Countries with higher incomes tend to have better social progress, but rising per capita GDP does not always lead to improved wellbeing, according to Michael Green, executive director of  Social Progress Imperative, which released the results of its research today at the 2014 Skoll World Forum on Social Entrepreneurship.

“The Social Progress Index is a complimentary measure to GDP. It’s a measure that can sit alongside GDP and then we can look at the relationship between economic growth and social progress and understand when is growth good for us and when is growth not so good for us and how can social progress actually help growth.” he said in an interview with the The Lang & O’Leary Exchange.

The index highlights how the U.S., with a higher per capita GDP, falls behind New Zealand on measures such as access to quality education and healthcare and personal safety.
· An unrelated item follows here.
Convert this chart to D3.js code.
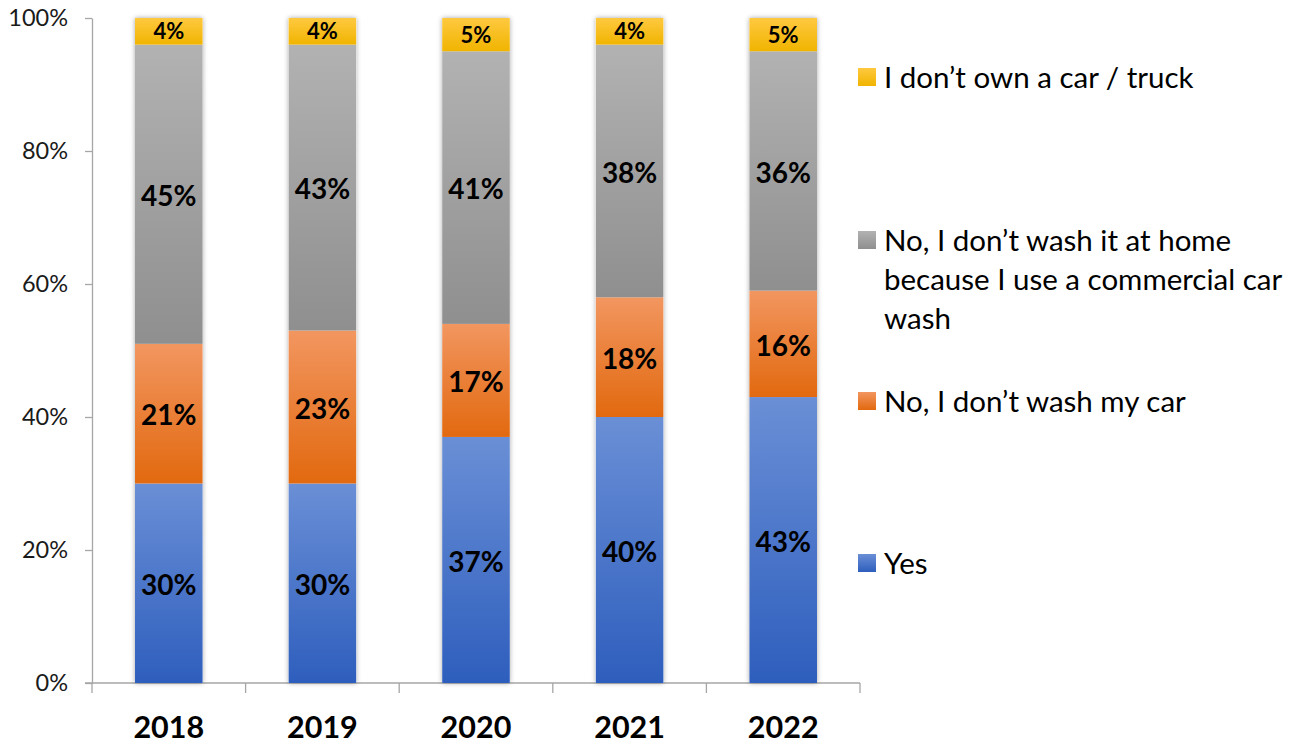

Greens says the index measures outcomes, rather than spending in areas such as health and education.

"We’re measuring water, we’re measuring safety, we’re measuring tolerance, inclusion," he said.

Canada earns its high ranking from its high scores on personal freedom and choice and on providing opportunity for people to improve their position in society.

It also has strong scores on the index for providing for basic human needs, including healthcare and nutrition, but could improve its performance by boosting access to clean water outside urban areas and ensuring shelter is available to all citizens, according to the report from the Social Progress Initiative.

Canada would also benefit from more investment in “ecosystem sustainability,” according to the report.  

Developed nations like Canada run the risk of falling behind in the rankings unless they tackle the problem of obesity which is common to both rich and middle-income countries. 

"The best thing a poor country can do is grow economically. Social progress shoots up as you grow economically," Green says.

"Once you get to middle-income country status, your new wealth starts to create problems. A big area is environmental sustainability, another is health and wellness—you start developing new health problems like obesity."